Bringing a development project from planning to execution is one of the toughest tasks modern developers face. Finding opportunities for development and putting plans in place is only the start; ensuring that a project is escalated according to schedule and fully financed throughout is a long journey, and one that requires careful planning and the right financial backing. As all developers know, it’s important to put the right foundations in place before a project gets under way, and the most crucial thing to get right is a project’s funding. There’s little else that can stop a project being brought to completion on time, and unstable finances can cause no end of difficulties for property developers.
In this article we discuss why bridging loans are such an important part of development finance, and what makes them uniquely suited to the property development environment. It’s important to mention that this sort of finance should only be sought under the advice of a professional, so anyone considering a bridging loan as a source of funding should consult their financial advisor first.
Although property development can vary widely depending on the individual project, there are certain aspects that they all have in common. Before discussing why bridging finance is so well-suited to property development, it’s important to understand precisely what the needs of property developers are. Firstly, a property developer’s job requires a high degree of leverage: a standard development project can easily cost many millions of pounds, and a developer who’s expanding their portfolio is unlikely to be able to finance that themselves. In fact, they’re likely to need a significant portion of the project’s budget to be financed by outside investors, and in many cases banks are reluctant to stump up the sort of LTV that’s necessary.
As well as needing a large amount of money, property developers will also often need a flexible and stable lending structure. The constraints of financing a development project usually mean that a developer has little in the way of capital on hand, which consequently means they’re keen to keep running costs down.
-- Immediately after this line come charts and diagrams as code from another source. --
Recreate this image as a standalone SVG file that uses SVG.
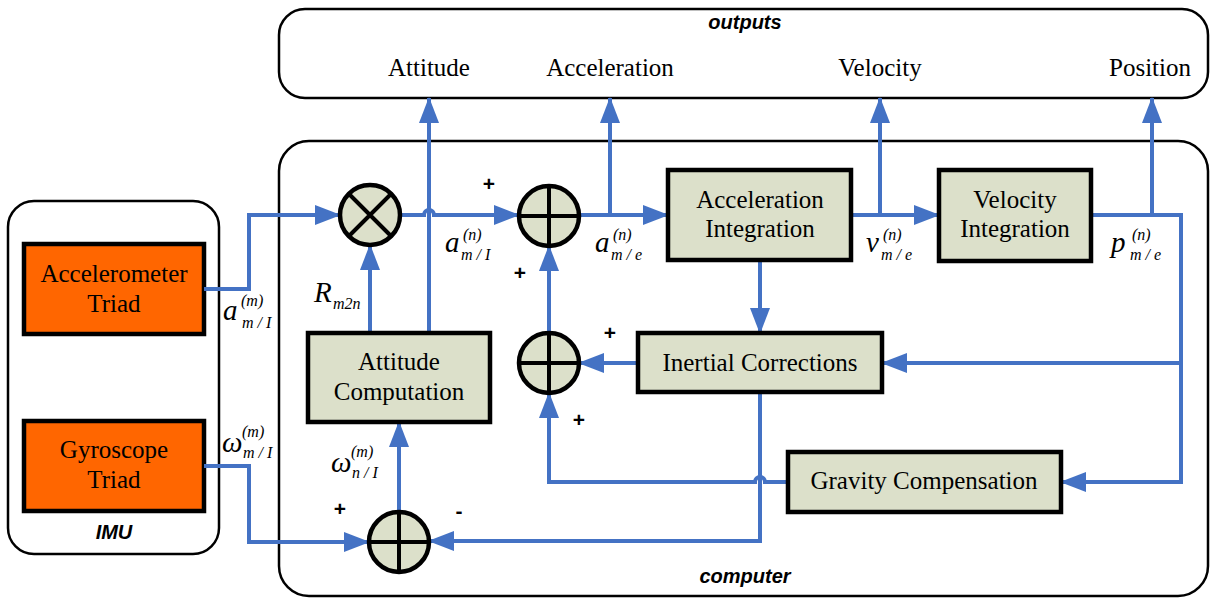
<svg xmlns="http://www.w3.org/2000/svg" width="1211" height="598" viewBox="0 0 1211 598">
<style>
.cont{fill:#fff;stroke:#000;stroke-width:2.5}
.box{fill:#DCE0CA;stroke:#000;stroke-width:4.5}
.org{fill:#FF6600;stroke:#000;stroke-width:4.5}
.sym{fill:#DCE0CA;stroke:#000;stroke-width:4.5}
.symln{stroke:#000;stroke-width:4;fill:none}
.ln{stroke:#4472C4;stroke-width:4;fill:none}
.ar{marker-end:url(#ah)}
.t{font-family:"Liberation Serif","Times New Roman",serif;font-size:25px;text-anchor:middle;fill:#000}
.lbl{font-family:"Liberation Sans",Arial,sans-serif;font-size:20px;font-weight:bold;font-style:italic;text-anchor:middle;fill:#000}
.sg{font-family:"Liberation Sans",Arial,sans-serif;font-size:21px;font-weight:bold;text-anchor:middle;fill:#000}
.m{font-family:"Liberation Serif","Times New Roman",serif;font-style:italic;font-size:29px;fill:#000}
.s{font-family:"Liberation Serif","Times New Roman",serif;font-style:italic;font-size:16px;fill:#000}
</style>
<defs>
<marker id="ah" viewBox="0 0 26 20" refX="25" refY="10" markerWidth="26" markerHeight="20" markerUnits="userSpaceOnUse" orient="auto">
<path d="M0,0 L26,10 L0,20 z" fill="#4472C4"/>
</marker>
</defs>

<g id="outputs">
<rect class="cont" x="279" y="9" width="929" height="89" rx="26"/>
<text class="lbl" x="745" y="29">outputs</text>
<text class="t" x="429" y="76">Attitude</text>
<text class="t" x="610" y="76">Acceleration</text>
<text class="t" x="880" y="76">Velocity</text>
<text class="t" x="1150" y="76">Position</text>
</g>

<g id="computer">
<rect class="cont" x="279" y="141" width="929" height="455" rx="30"/>
<text class="lbl" x="745" y="583">computer</text>
</g>

<g id="imu">
<rect class="cont" x="8" y="201" width="211" height="353" rx="26"/>
<text class="lbl" x="114" y="539">IMU</text>
</g>

<g id="accelerometer">
<rect class="org" x="24" y="244" width="180" height="90"/>
<text class="t" x="114" y="282">Accelerometer</text>
<text class="t" x="114" y="312">Triad</text>
</g>

<g id="gyroscope">
<rect class="org" x="24" y="421" width="180" height="90"/>
<text class="t" x="114" y="458">Gyroscope</text>
<text class="t" x="114" y="488">Triad</text>
</g>

<g id="connectors">
<path class="ln ar" d="M204,289 H249 V215 H340"/>
<path class="ln ar" d="M204,466 H249 V542 H369"/>
<path class="ln ar" d="M400,215 H424 A5,5 0 0 1 434,215 H519"/>
<path class="ln ar" d="M399,512 V422"/>
<path class="ln ar" d="M370,333 V245"/>
<path class="ln ar" d="M429,333 V98"/>
<path class="ln ar" d="M579,215 H668"/>
<path class="ln ar" d="M610,215 V98"/>
<path class="ln ar" d="M851,215 H939"/>
<path class="ln ar" d="M880,215 V98"/>
<path class="ln ar" d="M1091,215 H1181 V482 H1061"/>
<path class="ln ar" d="M1152,215 V98"/>
<path class="ln ar" d="M1181,363 H882"/>
<path class="ln ar" d="M760,260 V333"/>
<path class="ln ar" d="M638,363 H579"/>
<path class="ln ar" d="M549,333 V246"/>
<path class="ln ar" d="M788,482 H765 A5,5 0 0 0 755,482 H549 V393"/>
<path class="ln ar" d="M760,392 V541 H429"/>
</g>

<g id="mult">
<circle class="sym" cx="370" cy="215" r="30"/>
<path class="symln" d="M349,194 L391,236 M391,194 L349,236"/>
</g>

<g id="sum1">
<circle class="sym" cx="549" cy="216" r="30"/>
<path class="symln" d="M519,216 H579 M549,186 V246"/>
</g>

<g id="sum2">
<circle class="sym" cx="549" cy="363" r="30"/>
<path class="symln" d="M519,363 H579 M549,333 V393"/>
</g>

<g id="sum3">
<circle class="sym" cx="399" cy="542" r="30"/>
<path class="symln" d="M369,542 H429 M399,512 V572"/>
</g>

<g id="attitude-computation">
<rect class="box" x="308" y="333" width="182" height="89"/>
<text class="t" x="399" y="370">Attitude</text>
<text class="t" x="399" y="400">Computation</text>
</g>

<g id="acceleration-integration">
<rect class="box" x="668" y="170" width="183" height="90"/>
<text class="t" x="760" y="208">Acceleration</text>
<text class="t" x="760" y="237">Integration</text>
</g>

<g id="velocity-integration">
<rect class="box" x="939" y="170" width="152" height="91"/>
<text class="t" x="1015" y="208">Velocity</text>
<text class="t" x="1015" y="237">Integration</text>
</g>

<g id="inertial-corrections">
<rect class="box" x="638" y="333" width="244" height="59"/>
<text class="t" x="760" y="371">Inertial Corrections</text>
</g>

<g id="gravity-compensation">
<rect class="box" x="788" y="452" width="273" height="60"/>
<text class="t" x="924" y="489">Gravity Compensation</text>
</g>

<g id="signs">
<text class="sg" x="489" y="191">+</text>
<text class="sg" x="520" y="280">+</text>
<text class="sg" x="610" y="340">+</text>
<text class="sg" x="579" y="427">+</text>
<text class="sg" x="340" y="516">+</text>
<text class="sg" x="459" y="518">-</text>
</g>

<g id="math-labels">
<text class="m" x="223" y="320">a</text>
<text class="s" x="241" y="306">(m)</text>
<text class="s" x="242" y="328">m / I</text>

<text class="m" x="222" y="452">ω</text>
<text class="s" x="242" y="437">(m)</text>
<text class="s" x="243" y="458">m / I</text>

<text class="m" x="314" y="302">R</text>
<text class="s" x="333" y="309">m2n</text>

<text class="m" x="445" y="252">a</text>
<text class="s" x="463" y="240">(n)</text>
<text class="s" x="461" y="260">m / I</text>

<text class="m" x="595" y="252">a</text>
<text class="s" x="613" y="240">(n)</text>
<text class="s" x="611" y="260">m / e</text>

<text class="m" x="866" y="252">v</text>
<text class="s" x="883" y="240">(n)</text>
<text class="s" x="881" y="260">m / e</text>

<text class="m" x="1111" y="252">p</text>
<text class="s" x="1132" y="240">(n)</text>
<text class="s" x="1130" y="260">m / e</text>

<text class="m" x="331" y="472">ω</text>
<text class="s" x="351" y="457">(m)</text>
<text class="s" x="352" y="478">n / I</text>
</g>
</svg>
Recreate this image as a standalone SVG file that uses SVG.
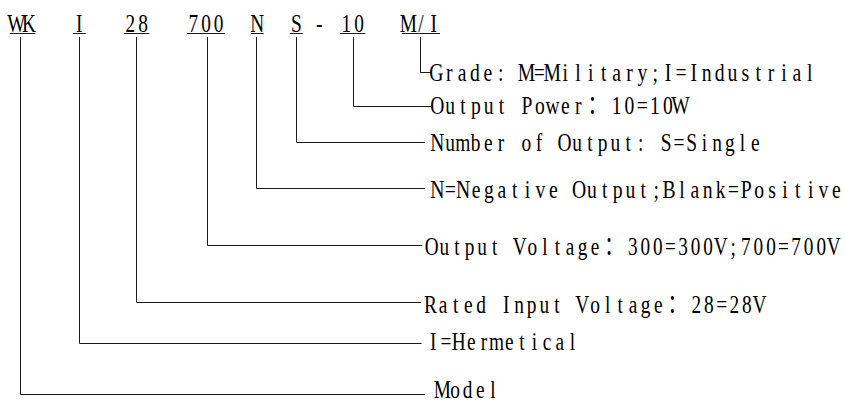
<svg xmlns="http://www.w3.org/2000/svg" width="845" height="403" viewBox="0 0 845 403">
<style>
.t{font-family:"Liberation Serif","Noto Sans CJK SC",serif;font-size:26px;text-anchor:middle;fill:#000}
.ln{stroke:#1a1a1a;stroke-width:1;fill:none}
</style>
<rect width="845" height="403" fill="#fff"/>
<g id="code">
<g id="code-WK"><text class="t" transform="translate(10,31.5) scale(0.744,1)" x="8.5 25.5" y="0">WK</text><line class="ln" x1="10" y1="33.5" x2="35.3" y2="33.5"/></g>
<g id="code-I"><text class="t" transform="translate(73,31.5) scale(0.744,1)" x="8.5" y="0">I</text><line class="ln" x1="73" y1="33.5" x2="85.7" y2="33.5"/></g>
<g id="code-28"><text class="t" transform="translate(124,31.5) scale(0.744,1)" x="8.5 25.5" y="0">28</text><line class="ln" x1="124" y1="33.5" x2="149.3" y2="33.5"/></g>
<g id="code-700"><text class="t" transform="translate(187,31.5) scale(0.744,1)" x="8.5 25.5 42.5" y="0">700</text><line class="ln" x1="187" y1="33.5" x2="225" y2="33.5"/></g>
<g id="code-N"><text class="t" transform="translate(251,31.5) scale(0.744,1)" x="8.5" y="0">N</text><line class="ln" x1="251" y1="33.5" x2="263.7" y2="33.5"/></g>
<g id="code-S"><text class="t" transform="translate(290,31.5) scale(0.744,1)" x="8.5" y="0">S</text><line class="ln" x1="290" y1="33.5" x2="302.7" y2="33.5"/></g>
<g id="code-dash"><text class="t" transform="translate(313,31.5) scale(0.744,1)" x="8.5" y="0">-</text></g>
<g id="code-10"><text class="t" transform="translate(340,31.5) scale(0.744,1)" x="8.5 25.5" y="0">10</text><line class="ln" x1="340" y1="33.5" x2="365.3" y2="33.5"/></g>
<g id="code-MI"><text class="t" transform="translate(402,31.5) scale(0.744,1)" x="8.5 25.5 42.5" y="0">M/I</text><line class="ln" x1="402" y1="33.5" x2="440" y2="33.5"/></g>
</g>
<g id="connectors">
<path class="ln" d="M20.5 37V394.5H425"/>
<path class="ln" d="M79.5 37V343.5H421.5"/>
<path class="ln" d="M136.5 37V302.5H421"/>
<path class="ln" d="M207.5 37V245.5H422"/>
<path class="ln" d="M256.5 37V188.5H425"/>
<path class="ln" d="M296.5 37V142.5H425"/>
<path class="ln" d="M353.5 37V106.5H431"/>
<path class="ln" d="M420.5 37V72.5H431"/>
</g>
<g id="label-grade"><text class="t" transform="translate(430,80.5) scale(0.757,1)" x="8.5 25.5 42.5 59.5 76.5 93.5 110.5 127.5 144.5 161.5 178.5 195.5 212.5 229.5 246.5 263.5 280.5 297.5 314.5 331.5 348.5 365.5 382.5 399.5 416.5 433.5 450.5 467.5 484.5 501.5" y="0">Grade: M=Military;I=Industrial</text></g>
<g id="label-power"><text class="t" transform="translate(431,113.5) scale(0.753,1)" x="8.5 25.5 42.5 59.5 76.5 93.5 110.5 127.5 144.5 161.5 178.5 195.5 221 246.5 263.5 280.5 297.5 314.5 331.5" y="0">Output Power：10=10W</text></g>
<g id="label-number"><text class="t" transform="translate(431,150.5) scale(0.748,1)" x="8.5 25.5 42.5 59.5 76.5 93.5 110.5 127.5 144.5 161.5 178.5 195.5 212.5 229.5 246.5 263.5 280.5 297.5 314.5 331.5 348.5 365.5 382.5 399.5 416.5 433.5" y="0">Number of Output: S=Single</text></g>
<g id="label-polarity"><text class="t" transform="translate(431,197.5) scale(0.757,1)" x="8.5 25.5 42.5 59.5 76.5 93.5 110.5 127.5 144.5 161.5 178.5 195.5 212.5 229.5 246.5 263.5 280.5 297.5 314.5 331.5 348.5 365.5 382.5 399.5 416.5 433.5 450.5 467.5 484.5 501.5 518.5 535.5" y="0">N=Negative Output;Blank=Positive</text></g>
<g id="label-voltage"><text class="t" transform="translate(425.5,255) scale(0.739,1)" x="8.5 25.5 42.5 59.5 76.5 93.5 110.5 127.5 144.5 161.5 178.5 195.5 212.5 229.5 255 280.5 297.5 314.5 331.5 348.5 365.5 382.5 399.5 416.5 433.5 450.5 467.5 484.5 501.5 518.5 535.5 552.5" y="0">Output Voltage：300=300V;700=700V</text></g>
<g id="label-input"><text class="t" transform="translate(424,313) scale(0.745,1)" x="8.5 25.5 42.5 59.5 76.5 93.5 110.5 127.5 144.5 161.5 178.5 195.5 212.5 229.5 246.5 263.5 280.5 297.5 314.5 340 365.5 382.5 399.5 416.5 433.5 450.5" y="0">Rated Input Voltage：28=28V</text></g>
<g id="label-hermetical"><text class="t" transform="translate(427,349.5) scale(0.744,1)" x="8.5 25.5 42.5 59.5 76.5 93.5 110.5 127.5 144.5 161.5 178.5 195.5" y="0">I=Hermetical</text></g>
<g id="label-model"><text class="t" transform="translate(436,398) scale(0.744,1)" x="8.5 25.5 42.5 59.5 76.5" y="0">Model</text></g>
</svg>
With a standard loan, the cost of financing interest payments throughout the duration of the loan places a heavy burden on the developer’s bottom line, but bridging lenders are much more flexible.
Finally, a property developer might often need funds in a hurry. A development project may need to be jump-started as quickly as possible, and when every day counts it’s difficult to rely on the lengthy application process common to most high street banks. Being able to move quickly and adapt to changing circumstances is a must for many property developers, so an agile form of finance is necessary.
The needs that property developers have are met perfectly by bridging loans, and this explains why bridging lenders and property developers often have very close links. Because bridging lenders are often smaller, more boutique outfits, they are able to develop bespoke lending packages that exactly mirror the needs of their clients. In many cases, bridging lenders are in full control of the capital they’re lending out (known as a “principal lender”), which means they have little in the way of red tape to cut through. In addition, bridging lenders are commonly made up of a few dozen experienced professional lenders, which means decisions can be made quickly and firmly, in contrast to the lengthy response times of large general-use banks. A firm decision in principle is usually available from a bridging lender in just a few days, with funds available for draw-down shortly afterwards.
The flexibility of bridging lenders allows their clients to access very useful lending options. One of the most common differences between a development bridging loan and a more traditional loan is the option to “roll up” all of the loan costs. This allows the borrower to defer all interest payments until the end of the loan, and although this often ends up costing more in the long run it means that the borrower isn’t responsible for keeping up with interest payments while work is ongoing. Because this allows the borrower to focus on their project and frees up space in their cash flow, this makes developing a large-scale property project a much easier task.
For many property developers, the thought of a financier pulling out mid-way through the project is enough to give them nightmares. With large high-street banks keen to protect their bottom lines and wary of anything that remotely resembles a risk this remains a distinct possibility. However, bridging lenders are always experienced professionals with a keen eye for the potential of any project. Because bridging lenders can judge a project on its own merits rather than subjecting it to a “check-box” criteria, they are able to ensure a stable supply of funds that developers can rely on throughout a project’s escalation. In addition to this, many bridging lenders have access to very large investment funds, and with loans from some lenders reaching into the hundreds of millions, there is little likelihood that a developer’s lender will over-extend themselves.
Arranging a bridging loan for development finance is a fast and streamlined process, but a critical aspect of this is the valuation and securitisation of the loan. Because bridging loans are secured against the borrower’s assets, the lender will need to conduct a thorough examination of the property before approving the loan. They will also be able to repossess and sell the assets if the borrower fails to keep up with their repayments, and since the most common form of security is the development project itself, this can lead to unwise developers losing control of their project.
Although most bridging loans are secured against the new developments, it is possible for borrowers to use existing property as security, though as these properties are often under a mortgage they may only offer a second charge. Second charge securities are usually more expensive, as they make it harder for the lender to reclaim their money, but this can be a valuable option for fast-growing property developers.